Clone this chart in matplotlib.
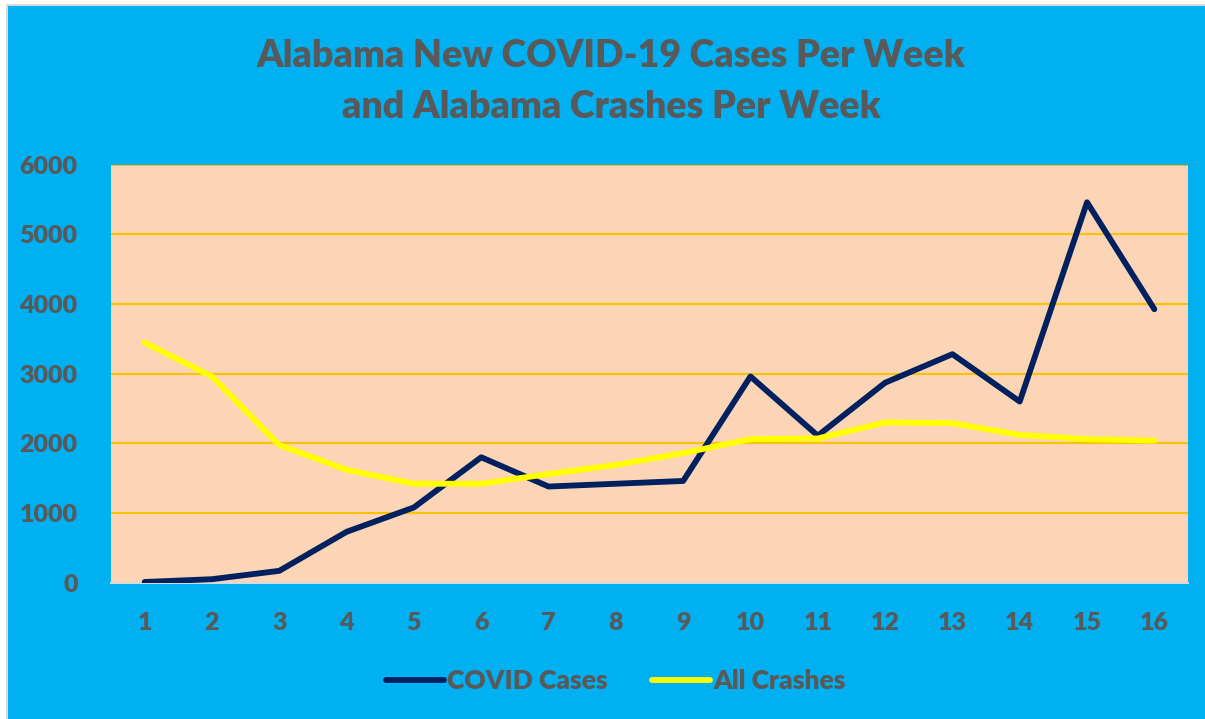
import matplotlib.pyplot as plt
from matplotlib.patches import Rectangle

weeks = list(range(1, 17))
covid_cases = [10, 50, 170, 730, 1080, 1800, 1380, 1420, 1460, 2960, 2110, 2870, 3280, 2600, 5460, 3925]
all_crashes = [3445, 2960, 1976, 1620, 1420, 1420, 1560, 1690, 1860, 2060, 2070, 2300, 2290, 2120, 2060, 2040]

text_color = '#595959'
plt.rcParams['font.family'] = ['Lato', 'DejaVu Sans']

W, H = 1205, 719
fig = plt.figure(figsize=(W / 100, H / 100), dpi=100, facecolor='#00B0F0')
# white margin with thin grey frame on the left and top edges
fig.patches.append(Rectangle((0, 0), 6 / W, 1, transform=fig.transFigure,
                             facecolor='white', edgecolor='none', zorder=10))
fig.patches.append(Rectangle((0, 1 - 4 / H), 1, 4 / H, transform=fig.transFigure,
                             facecolor='white', edgecolor='none', zorder=10))
fig.patches.append(Rectangle((6 / W, 0), 2 / W, 1 - 4 / H, transform=fig.transFigure,
                             facecolor='#D9D9D9', edgecolor='none', zorder=10))
fig.patches.append(Rectangle((6 / W, 1 - 6 / H), 1, 2 / H, transform=fig.transFigure,
                             facecolor='#D9D9D9', edgecolor='none', zorder=10))

ax = fig.add_axes([0.0921, 0.1896, 0.8938, 0.5814])
ax.set_facecolor('#FBD5B5')

ax.plot(weeks, covid_cases, color='#002060', linewidth=4.2, label='COVID Cases',
        solid_capstyle='round', zorder=3)
ax.plot(weeks, all_crashes, color='#FFFF00', linewidth=4.2, label='All Crashes',
        solid_capstyle='round', zorder=3)

ax.set_xlim(0.5, 16.5)
ax.set_ylim(0, 6000)
ax.set_xticks(weeks)
ax.set_yticks(range(0, 6001, 1000))
ax.grid(axis='y', color='#FFC000', linewidth=1.5, zorder=1)
ax.set_axisbelow(True)
for s in ['top', 'left', 'right']:
    ax.spines[s].set_visible(False)
ax.spines['bottom'].set_color('#D9D9D9')
ax.spines['bottom'].set_linewidth(1.5)
ax.tick_params(length=0, labelsize=18, labelcolor=text_color)
ax.tick_params(axis='x', pad=21)
ax.tick_params(axis='y', pad=24)
for lbl in ax.get_xticklabels() + ax.get_yticklabels():
    lbl.set_fontweight('heavy')

fig.text(0.507, 0.887, 'Alabama New COVID-19 Cases Per Week\nand Alabama Crashes Per Week',
         ha='center', va='center', fontsize=27, fontweight='heavy', color=text_color,
         linespacing=1.6)

leg = fig.legend(loc='center', bbox_to_anchor=(0.511, 1 - 681 / H), ncol=2, frameon=False,
                 handlelength=2.2, handletextpad=0.1, columnspacing=1.7,
                 prop={'size': 19, 'weight': 'heavy'})
for t in leg.get_texts():
    t.set_color(text_color)

fig.savefig('out.png', dpi=100, facecolor=fig.get_facecolor())
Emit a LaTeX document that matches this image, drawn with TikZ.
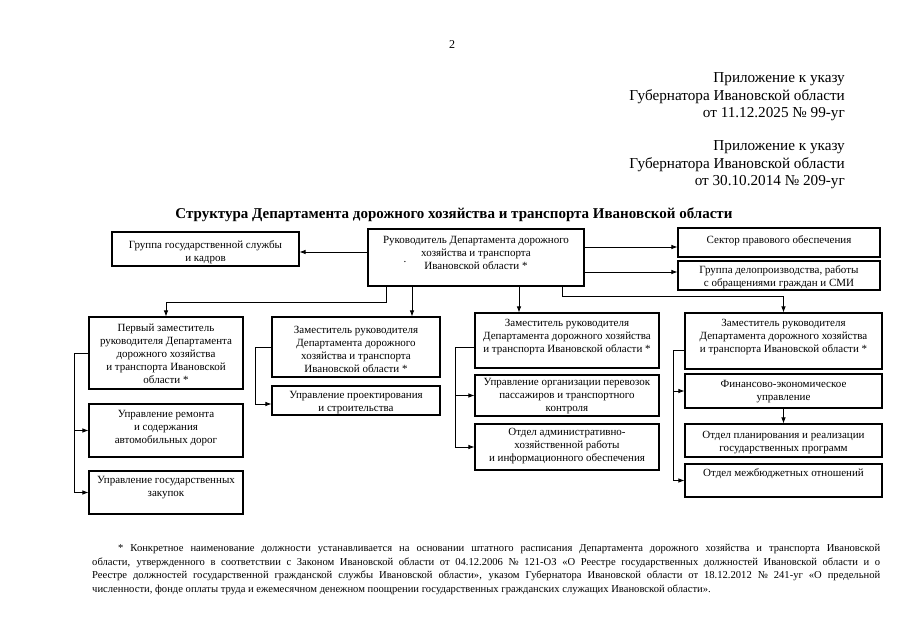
\documentclass[tikz,border=0pt]{standalone}
\usepackage{fontspec}
\setmainfont{Liberation Serif}
\usetikzlibrary{arrows.meta}
\newcommand\mybox[5]{\node[box, minimum width={(#4-#2)*1pt}, minimum height={(#5-#3)*1pt}] (#1) at ({(#2+#4)/2},{(#3+#5)/2}) {};}
\newcommand\mytext[4]{\node[txt] (#1) at (#2,#3) {#4};}
\begin{document}
\begin{tikzpicture}[x=1pt,y=-1pt,
  box/.style={draw, line width=1.1pt, inner sep=0pt},
  txt/.style={align=center, inner sep=0pt, font=\fontsize{11}{13}\selectfont},
  fnt/.style={anchor=west, inner sep=0pt, font=\fontsize{10.6}{12}\selectfont},
  arr/.style={line width=0.8pt, -{Latex[length=6pt,width=4.5pt]}}]
\fill[white] (0,0) rectangle (905,640);
\useasboundingbox (0,0) rectangle (905,640);

\node[font=\fontsize{12}{14}\selectfont, inner sep=0pt] (pg) at (452,45) {2};
\node[anchor=east, align=right, inner sep=0pt, font=\fontsize{15.2}{17.5}\selectfont] (hdr1) at (845,97) {Приложение к указу\\Губернатора Ивановской области\\от 11.12.2025 № 99-уг};
\node[anchor=east, align=right, inner sep=0pt, font=\fontsize{15.2}{17.5}\selectfont] (hdr2) at (845,165) {Приложение к указу\\Губернатора Ивановской области\\от 30.10.2014 № 209-уг};
\node[inner sep=0pt, font=\bfseries\fontsize{15}{18}\selectfont] (title) at (454,215) {Структура Департамента дорожного хозяйства и транспорта Ивановской области};

% boxes
\mybox{group}{112}{232}{299}{266}
\mybox{head}{368}{229}{584}{286}
\mybox{sector}{678}{228}{880}{257}
\mybox{group2}{678}{261}{880}{290}
\mybox{b1}{89}{317}{243}{389}
\mybox{b1a}{89}{404}{243}{457}
\mybox{b1b}{89}{471}{243}{514}
\mybox{b2}{272}{317}{440}{377}
\mybox{b2a}{272}{386}{440}{415}
\mybox{b3}{475}{313}{659}{368}
\mybox{b3a}{475}{375}{659}{416}
\mybox{b3b}{475}{424}{659}{470}
\mybox{b4}{685}{313}{882}{369}
\mybox{b4a}{685}{374}{882}{408}
\mybox{b4b}{685}{424}{882}{457}
\mybox{b4c}{685}{464}{882}{497}

% texts
\mytext{tgroup}{205.5}{252}{Группа государственной службы\\и кадров}
\mytext{thead}{476}{253}{Руководитель Департамента дорожного\\хозяйства и транспорта\\Ивановской области *}
\mytext{tdot}{405}{262}{.}
\mytext{tsector}{779}{241}{Сектор правового обеспечения}
\mytext{tgroup2}{779}{277.5}{Группа делопроизводства, работы\\с обращениями граждан и СМИ}
\mytext{tb1}{166}{354}{Первый заместитель\\руководителя Департамента\\дорожного хозяйства\\и транспорта Ивановской\\области *}
\mytext{tb1a}{166}{428}{Управление ремонта\\и содержания\\автомобильных дорог}
\mytext{tb1b}{166}{488}{Управление государственных\\закупок}
\mytext{tb2}{356}{349}{Заместитель руководителя\\Департамента дорожного\\хозяйства и транспорта\\Ивановской области *}
\mytext{tb2a}{356}{402.5}{Управление проектирования\\и строительства}
\mytext{tb3}{567}{337}{Заместитель руководителя\\Департамента дорожного хозяйства\\и транспорта Ивановской области *}
\mytext{tb3a}{567}{396}{Управление организации перевозок\\пассажиров и транспортного\\контроля}
\mytext{tb3b}{567}{446}{Отдел административно-\\хозяйственной работы\\и информационного обеспечения}
\mytext{tb4}{783.5}{337}{Заместитель руководителя\\Департамента дорожного хозяйства\\и транспорта Ивановской области *}
\mytext{tb4a}{783.5}{392}{Финансово-экономическое\\управление}
\mytext{tb4b}{783.5}{443}{Отдел планирования и реализации\\государственных программ}
\mytext{tb4c}{783.5}{474}{Отдел межбюджетных отношений}

% connectors
\draw[arr] (head.west |- 0,252) -- (group.east |- 0,252);
\draw[arr] (head.east |- 0,247) -- (sector.west |- 0,247);
\draw[arr] (head.east |- 0,272) -- (group2.west |- 0,272);
\draw[arr] (head.south -| 386,0) -- (386,302) -| (b1.north);
\draw[arr] (head.south -| 412,0) -- (b2.north -| 412,0);
\draw[arr] (head.south -| 519,0) -- (b3.north -| 519,0);
\draw[arr] (head.south -| 562,0) -- (562,296) -| (b4.north);

\draw[arr] (b1.west) -- (74,353) |- (b1b.west);
\draw[arr] (b1a.west -| 74,0) -- (b1a.west);
\draw[arr] (b2.west) -- (255,347) |- (b2a.west |- 0,404);
\draw[arr] (b3.west |- 0,347) -- (455,347) |- (b3b.west);
\draw[arr] (b3a.west -| 455,0) -- (b3a.west);
\draw[arr] (b4.west |- 0,350) -- (673,350) |- (b4c.west);
\draw[arr] (b4a.west -| 673,0) -- (b4a.west);
\draw[arr] (b4a.south) -- (b4b.north);

% footnote
\node[fnt] (fn1) at (118,549) {\makebox[762pt][s]{* Конкретное наименование должности устанавливается на основании штатного расписания Департамента дорожного хозяйства и транспорта Ивановской}};
\node[fnt] (fn2) at (92,563) {\makebox[788pt][s]{области, утвержденного в соответствии с Законом Ивановской области от 04.12.2006 № 121-ОЗ «О Реестре государственных должностей Ивановской области и о}};
\node[fnt] (fn3) at (92,576) {\makebox[788pt][s]{Реестре должностей государственной гражданской службы Ивановской области», указом Губернатора Ивановской области от 18.12.2012 № 241-уг «О предельной}};
\node[fnt] (fn4) at (92,590) {численности, фонде оплаты труда и ежемесячном денежном поощрении государственных гражданских служащих Ивановской области».};
\end{tikzpicture}
\end{document}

##############################

* **Work to be completed**
Only the lines from the start of the records above through the line containing "2120, 2060, 2040]" should be returned, exactly and with both ends, please; the pictures stay out.

* **Complete answer**
Clone this chart in matplotlib.
import matplotlib.pyplot as plt
from matplotlib.patches import Rectangle

weeks = list(range(1, 17))
covid_cases = [10, 50, 170, 730, 1080, 1800, 1380, 1420, 1460, 2960, 2110, 2870, 3280, 2600, 5460, 3925]
all_crashes = [3445, 2960, 1976, 1620, 1420, 1420, 1560, 1690, 1860, 2060, 2070, 2300, 2290, 2120, 2060, 2040]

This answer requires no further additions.